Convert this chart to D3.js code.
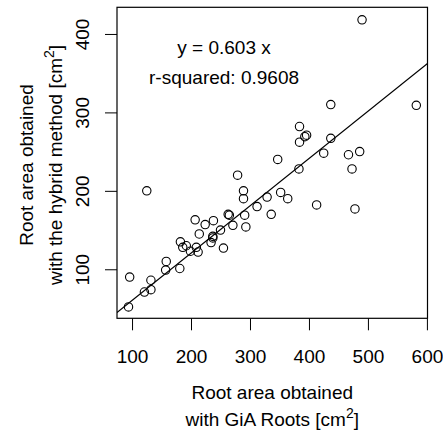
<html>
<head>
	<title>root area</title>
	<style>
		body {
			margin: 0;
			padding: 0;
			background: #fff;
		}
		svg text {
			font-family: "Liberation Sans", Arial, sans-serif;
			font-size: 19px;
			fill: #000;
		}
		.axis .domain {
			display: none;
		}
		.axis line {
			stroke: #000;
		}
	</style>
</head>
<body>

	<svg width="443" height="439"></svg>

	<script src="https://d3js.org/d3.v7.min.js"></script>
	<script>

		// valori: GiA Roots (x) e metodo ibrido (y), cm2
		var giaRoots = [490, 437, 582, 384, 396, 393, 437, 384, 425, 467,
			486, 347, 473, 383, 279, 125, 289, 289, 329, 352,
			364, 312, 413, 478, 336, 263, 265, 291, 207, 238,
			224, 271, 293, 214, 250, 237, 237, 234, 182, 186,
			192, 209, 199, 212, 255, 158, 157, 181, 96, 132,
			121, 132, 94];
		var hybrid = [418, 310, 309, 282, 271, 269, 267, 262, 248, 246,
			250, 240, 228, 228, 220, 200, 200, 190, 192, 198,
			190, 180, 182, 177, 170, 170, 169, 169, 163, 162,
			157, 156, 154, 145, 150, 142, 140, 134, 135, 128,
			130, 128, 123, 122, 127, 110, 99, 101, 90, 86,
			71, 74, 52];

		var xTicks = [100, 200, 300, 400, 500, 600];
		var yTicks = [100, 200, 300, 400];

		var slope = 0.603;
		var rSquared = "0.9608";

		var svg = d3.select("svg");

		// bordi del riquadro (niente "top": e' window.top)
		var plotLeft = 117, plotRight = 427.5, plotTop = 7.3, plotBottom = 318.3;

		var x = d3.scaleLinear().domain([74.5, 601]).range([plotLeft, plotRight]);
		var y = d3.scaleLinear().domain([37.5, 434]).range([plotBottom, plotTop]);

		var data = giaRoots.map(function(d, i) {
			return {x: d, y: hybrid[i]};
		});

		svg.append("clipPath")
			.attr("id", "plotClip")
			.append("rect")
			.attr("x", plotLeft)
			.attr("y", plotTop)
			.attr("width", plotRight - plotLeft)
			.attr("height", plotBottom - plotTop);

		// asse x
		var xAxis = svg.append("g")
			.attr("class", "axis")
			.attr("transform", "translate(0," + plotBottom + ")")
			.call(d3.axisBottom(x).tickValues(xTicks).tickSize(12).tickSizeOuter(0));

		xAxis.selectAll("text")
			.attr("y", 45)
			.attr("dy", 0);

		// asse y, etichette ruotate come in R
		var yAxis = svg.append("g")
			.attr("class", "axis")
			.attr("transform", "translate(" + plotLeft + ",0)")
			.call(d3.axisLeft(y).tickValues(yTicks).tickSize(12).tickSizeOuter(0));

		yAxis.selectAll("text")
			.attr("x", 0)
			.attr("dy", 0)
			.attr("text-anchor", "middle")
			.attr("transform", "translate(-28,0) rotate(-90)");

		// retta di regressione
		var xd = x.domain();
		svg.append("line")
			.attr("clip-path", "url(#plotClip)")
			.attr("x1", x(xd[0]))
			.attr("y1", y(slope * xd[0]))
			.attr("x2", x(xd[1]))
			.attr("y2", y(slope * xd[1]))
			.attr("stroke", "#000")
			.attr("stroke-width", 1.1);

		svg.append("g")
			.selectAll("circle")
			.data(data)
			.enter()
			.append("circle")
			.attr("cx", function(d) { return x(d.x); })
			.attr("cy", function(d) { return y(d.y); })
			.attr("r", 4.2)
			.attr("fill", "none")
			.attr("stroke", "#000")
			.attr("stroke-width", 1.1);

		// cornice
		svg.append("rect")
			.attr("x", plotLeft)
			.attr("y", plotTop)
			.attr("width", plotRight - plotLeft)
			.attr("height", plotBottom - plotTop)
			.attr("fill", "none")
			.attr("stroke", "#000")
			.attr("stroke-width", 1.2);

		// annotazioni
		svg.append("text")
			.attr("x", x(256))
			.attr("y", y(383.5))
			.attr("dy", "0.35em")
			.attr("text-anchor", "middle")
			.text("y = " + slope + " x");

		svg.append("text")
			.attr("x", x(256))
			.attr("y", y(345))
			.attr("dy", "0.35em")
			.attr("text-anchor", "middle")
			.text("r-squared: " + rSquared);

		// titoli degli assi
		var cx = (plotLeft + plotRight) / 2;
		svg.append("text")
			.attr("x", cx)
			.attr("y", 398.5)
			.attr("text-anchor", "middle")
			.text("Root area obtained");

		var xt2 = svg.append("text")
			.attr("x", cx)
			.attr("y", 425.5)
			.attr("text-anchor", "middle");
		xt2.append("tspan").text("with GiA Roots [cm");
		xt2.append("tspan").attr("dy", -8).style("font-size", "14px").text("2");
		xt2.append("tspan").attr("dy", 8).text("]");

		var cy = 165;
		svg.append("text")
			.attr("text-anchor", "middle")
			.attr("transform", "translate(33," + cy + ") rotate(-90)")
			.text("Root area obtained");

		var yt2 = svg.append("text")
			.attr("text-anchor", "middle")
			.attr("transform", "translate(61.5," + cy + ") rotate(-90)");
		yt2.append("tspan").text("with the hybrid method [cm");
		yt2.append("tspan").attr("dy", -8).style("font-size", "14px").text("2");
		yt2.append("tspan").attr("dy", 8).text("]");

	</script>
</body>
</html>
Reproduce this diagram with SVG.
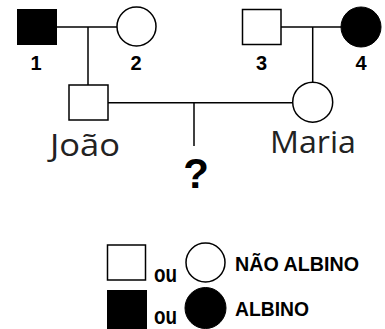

• **Task goal**:
Give the entries again word for word, but skip the pictures.

• **Answer in full**:
Convert this chart to D3.js code.
<html>
<head>
	<title>root area</title>
	<style>
		body {
			margin: 0;
			padding: 0;
			background: #fff;
		}
		svg text {
			font-family: "Liberation Sans", Arial, sans-serif;
			font-size: 19px;
			fill: #000;
		}
		.axis .domain {
			display: none;
		}
		.axis line {
			stroke: #000;
		}
	</style>
</head>
<body>

	<svg width="443" height="439"></svg>

	<script src="https://d3js.org/d3.v7.min.js"></script>
	<script>

		// valori: GiA Roots (x) e metodo ibrido (y), cm2
		var giaRoots = [490, 437, 582, 384, 396, 393, 437, 384, 425, 467,
			486, 347, 473, 383, 279, 125, 289, 289, 329, 352,
			364, 312, 413, 478, 336, 263, 265, 291, 207, 238,
			224, 271, 293, 214, 250, 237, 237, 234, 182, 186,
			192, 209, 199, 212, 255, 158, 157, 181, 96, 132,
			121, 132, 94];
		var hybrid = [418, 310, 309, 282, 271, 269, 267, 262, 248, 246,
			250, 240, 228, 228, 220, 200, 200, 190, 192, 198,
			190, 180, 182, 177, 170, 170, 169, 169, 163, 162,
			157, 156, 154, 145, 150, 142, 140, 134, 135, 128,
			130, 128, 123, 122, 127, 110, 99, 101, 90, 86,
			71, 74, 52];

		var xTicks = [100, 200, 300, 400, 500, 600];
		var yTicks = [100, 200, 300, 400];

		var slope = 0.603;
		var rSquared = "0.9608";

		var svg = d3.select("svg");

		// bordi del riquadro (niente "top": e' window.top)
		var plotLeft = 117, plotRight = 427.5, plotTop = 7.3, plotBottom = 318.3;

		var x = d3.scaleLinear().domain([74.5, 601]).range([plotLeft, plotRight]);
		var y = d3.scaleLinear().domain([37.5, 434]).range([plotBottom, plotTop]);

		var data = giaRoots.map(function(d, i) {
			return {x: d, y: hybrid[i]};
		});

		svg.append("clipPath")
			.attr("id", "plotClip")
			.append("rect")
			.attr("x", plotLeft)
			.attr("y", plotTop)
			.attr("width", plotRight - plotLeft)
			.attr("height", plotBottom - plotTop);

		// asse x
		var xAxis = svg.append("g")
			.attr("class", "axis")
			.attr("transform", "translate(0," + plotBottom + ")")
			.call(d3.axisBottom(x).tickValues(xTicks).tickSize(12).tickSizeOuter(0));

		xAxis.selectAll("text")
			.attr("y", 45)
			.attr("dy", 0);

		// asse y, etichette ruotate come in R
		var yAxis = svg.append("g")
			.attr("class", "axis")
			.attr("transform", "translate(" + plotLeft + ",0)")
			.call(d3.axisLeft(y).tickValues(yTicks).tickSize(12).tickSizeOuter(0));

		yAxis.selectAll("text")
			.attr("x", 0)
			.attr("dy", 0)
			.attr("text-anchor", "middle")
			.attr("transform", "translate(-28,0) rotate(-90)");

		// retta di regressione
		var xd = x.domain();
		svg.append("line")
			.attr("clip-path", "url(#plotClip)")
			.attr("x1", x(xd[0]))
			.attr("y1", y(slope * xd[0]))
			.attr("x2", x(xd[1]))
			.attr("y2", y(slope * xd[1]))
			.attr("stroke", "#000")
			.attr("stroke-width", 1.1);

		svg.append("g")
			.selectAll("circle")
			.data(data)
			.enter()
			.append("circle")
			.attr("cx", function(d) { return x(d.x); })
			.attr("cy", function(d) { return y(d.y); })
			.attr("r", 4.2)
			.attr("fill", "none")
			.attr("stroke", "#000")
			.attr("stroke-width", 1.1);

		// cornice
		svg.append("rect")
			.attr("x", plotLeft)
			.attr("y", plotTop)
			.attr("width", plotRight - plotLeft)
			.attr("height", plotBottom - plotTop)
			.attr("fill", "none")
			.attr("stroke", "#000")
			.attr("stroke-width", 1.2);

		// annotazioni
		svg.append("text")
			.attr("x", x(256))
			.attr("y", y(383.5))
			.attr("dy", "0.35em")
			.attr("text-anchor", "middle")
			.text("y = " + slope + " x");

		svg.append("text")
			.attr("x", x(256))
			.attr("y", y(345))
			.attr("dy", "0.35em")
			.attr("text-anchor", "middle")
			.text("r-squared: " + rSquared);

		// titoli degli assi
		var cx = (plotLeft + plotRight) / 2;
		svg.append("text")
			.attr("x", cx)
			.attr("y", 398.5)
			.attr("text-anchor", "middle")
			.text("Root area obtained");

		var xt2 = svg.append("text")
			.attr("x", cx)
			.attr("y", 425.5)
			.attr("text-anchor", "middle");
		xt2.append("tspan").text("with GiA Roots [cm");
		xt2.append("tspan").attr("dy", -8).style("font-size", "14px").text("2");
		xt2.append("tspan").attr("dy", 8).text("]");

		var cy = 165;
		svg.append("text")
			.attr("text-anchor", "middle")
			.attr("transform", "translate(33," + cy + ") rotate(-90)")
			.text("Root area obtained");

		var yt2 = svg.append("text")
			.attr("text-anchor", "middle")
			.attr("transform", "translate(61.5," + cy + ") rotate(-90)");
		yt2.append("tspan").text("with the hybrid method [cm");
		yt2.append("tspan").attr("dy", -8).style("font-size", "14px").text("2");
		yt2.append("tspan").attr("dy", 8).text("]");

	</script>
</body>
</html>
Reproduce this diagram with SVG.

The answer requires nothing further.